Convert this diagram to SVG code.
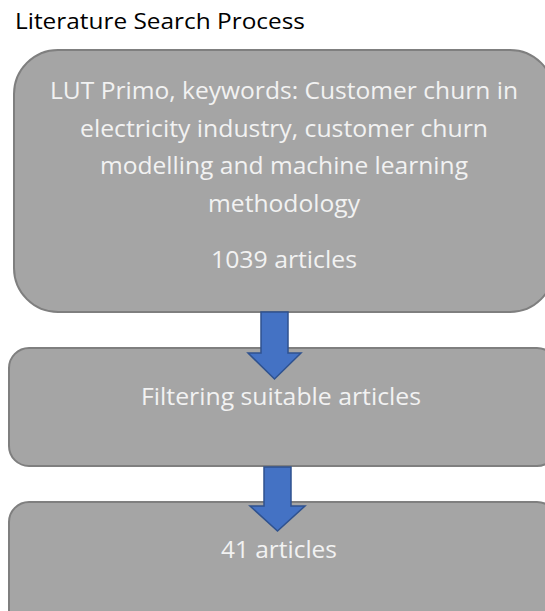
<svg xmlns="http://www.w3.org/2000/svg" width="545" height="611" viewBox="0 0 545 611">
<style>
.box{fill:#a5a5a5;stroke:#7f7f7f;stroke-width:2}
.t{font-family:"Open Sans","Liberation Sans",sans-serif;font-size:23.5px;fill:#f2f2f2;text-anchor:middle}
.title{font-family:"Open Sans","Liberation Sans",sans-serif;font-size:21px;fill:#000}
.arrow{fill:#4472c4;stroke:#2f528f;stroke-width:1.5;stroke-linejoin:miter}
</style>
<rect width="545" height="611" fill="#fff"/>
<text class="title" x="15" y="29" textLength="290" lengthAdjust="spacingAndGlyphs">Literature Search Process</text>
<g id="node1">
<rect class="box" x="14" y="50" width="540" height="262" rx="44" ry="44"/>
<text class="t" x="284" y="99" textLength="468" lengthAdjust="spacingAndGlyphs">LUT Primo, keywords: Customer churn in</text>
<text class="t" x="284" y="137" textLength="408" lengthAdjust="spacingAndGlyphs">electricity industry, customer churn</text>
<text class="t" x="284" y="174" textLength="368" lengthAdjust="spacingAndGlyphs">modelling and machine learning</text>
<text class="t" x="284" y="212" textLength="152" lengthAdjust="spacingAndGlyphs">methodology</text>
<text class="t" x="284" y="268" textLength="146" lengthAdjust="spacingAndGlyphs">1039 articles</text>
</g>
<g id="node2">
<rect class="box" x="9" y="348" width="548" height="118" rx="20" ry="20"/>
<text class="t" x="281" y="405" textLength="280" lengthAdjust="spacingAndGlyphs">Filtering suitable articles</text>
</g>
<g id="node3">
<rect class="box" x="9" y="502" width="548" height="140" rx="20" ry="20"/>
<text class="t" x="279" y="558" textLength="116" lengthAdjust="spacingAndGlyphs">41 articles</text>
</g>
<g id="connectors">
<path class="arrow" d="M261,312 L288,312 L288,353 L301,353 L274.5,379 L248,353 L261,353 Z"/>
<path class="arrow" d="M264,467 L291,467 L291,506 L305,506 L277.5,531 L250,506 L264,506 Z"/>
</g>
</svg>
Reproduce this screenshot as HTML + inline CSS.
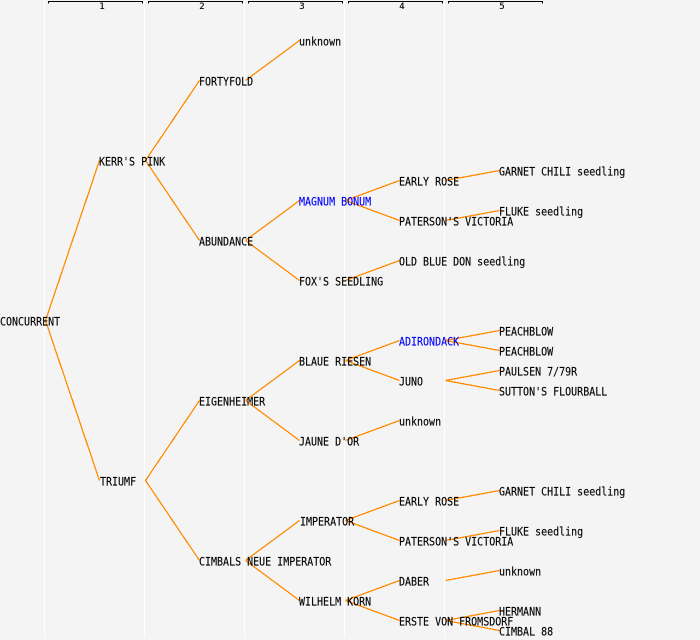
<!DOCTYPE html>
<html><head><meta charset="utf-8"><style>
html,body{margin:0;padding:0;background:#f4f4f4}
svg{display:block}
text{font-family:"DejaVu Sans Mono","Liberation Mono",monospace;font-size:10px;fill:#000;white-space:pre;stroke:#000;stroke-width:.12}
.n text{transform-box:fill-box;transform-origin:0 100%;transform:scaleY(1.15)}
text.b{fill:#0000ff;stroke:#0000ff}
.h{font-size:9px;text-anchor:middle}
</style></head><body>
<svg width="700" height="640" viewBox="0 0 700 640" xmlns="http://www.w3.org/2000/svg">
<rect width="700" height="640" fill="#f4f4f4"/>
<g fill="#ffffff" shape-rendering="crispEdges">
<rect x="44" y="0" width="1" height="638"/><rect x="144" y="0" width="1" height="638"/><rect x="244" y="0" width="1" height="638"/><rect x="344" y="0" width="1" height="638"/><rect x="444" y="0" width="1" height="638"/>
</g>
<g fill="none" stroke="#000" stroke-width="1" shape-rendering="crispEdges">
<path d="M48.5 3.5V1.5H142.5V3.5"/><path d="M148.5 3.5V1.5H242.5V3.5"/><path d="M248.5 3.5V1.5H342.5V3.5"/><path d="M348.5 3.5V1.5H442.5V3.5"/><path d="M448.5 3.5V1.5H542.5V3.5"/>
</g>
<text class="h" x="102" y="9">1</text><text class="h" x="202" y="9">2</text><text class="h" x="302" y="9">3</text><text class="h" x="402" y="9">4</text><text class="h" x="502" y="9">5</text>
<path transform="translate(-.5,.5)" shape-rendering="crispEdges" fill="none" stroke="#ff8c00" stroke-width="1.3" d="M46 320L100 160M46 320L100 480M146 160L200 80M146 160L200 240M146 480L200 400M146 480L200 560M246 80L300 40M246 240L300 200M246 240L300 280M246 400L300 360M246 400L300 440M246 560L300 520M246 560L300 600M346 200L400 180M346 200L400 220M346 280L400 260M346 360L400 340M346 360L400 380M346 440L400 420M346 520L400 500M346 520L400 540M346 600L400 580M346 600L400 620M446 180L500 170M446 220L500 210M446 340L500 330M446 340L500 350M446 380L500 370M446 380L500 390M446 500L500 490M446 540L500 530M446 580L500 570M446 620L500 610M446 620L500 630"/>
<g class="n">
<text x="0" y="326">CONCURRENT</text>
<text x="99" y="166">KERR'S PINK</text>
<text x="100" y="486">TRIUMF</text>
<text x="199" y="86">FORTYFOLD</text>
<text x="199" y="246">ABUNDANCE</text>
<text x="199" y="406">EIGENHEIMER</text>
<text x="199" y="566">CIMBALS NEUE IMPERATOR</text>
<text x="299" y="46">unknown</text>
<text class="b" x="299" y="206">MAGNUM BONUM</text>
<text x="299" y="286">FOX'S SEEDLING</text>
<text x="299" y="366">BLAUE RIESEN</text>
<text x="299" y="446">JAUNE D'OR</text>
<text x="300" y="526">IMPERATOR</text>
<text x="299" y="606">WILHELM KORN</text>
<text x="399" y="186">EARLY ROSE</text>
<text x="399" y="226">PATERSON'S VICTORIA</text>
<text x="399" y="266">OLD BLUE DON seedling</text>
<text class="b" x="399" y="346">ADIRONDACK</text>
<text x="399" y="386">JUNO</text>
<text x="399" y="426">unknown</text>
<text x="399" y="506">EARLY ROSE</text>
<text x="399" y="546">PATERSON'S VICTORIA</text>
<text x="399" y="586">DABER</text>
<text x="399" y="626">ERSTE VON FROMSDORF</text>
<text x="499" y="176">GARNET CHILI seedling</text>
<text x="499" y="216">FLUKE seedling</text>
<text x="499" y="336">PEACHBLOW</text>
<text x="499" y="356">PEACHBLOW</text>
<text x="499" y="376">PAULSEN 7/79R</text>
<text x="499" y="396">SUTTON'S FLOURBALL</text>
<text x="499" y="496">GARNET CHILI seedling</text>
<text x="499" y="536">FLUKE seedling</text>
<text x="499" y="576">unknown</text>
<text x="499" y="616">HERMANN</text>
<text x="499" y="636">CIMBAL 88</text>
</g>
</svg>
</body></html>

# Task instructions
Only lines with the word "this" should be collected from the material.

# Written reply
Convert this diagram to SVG code.
Reproduce this screenshot as HTML + inline CSS.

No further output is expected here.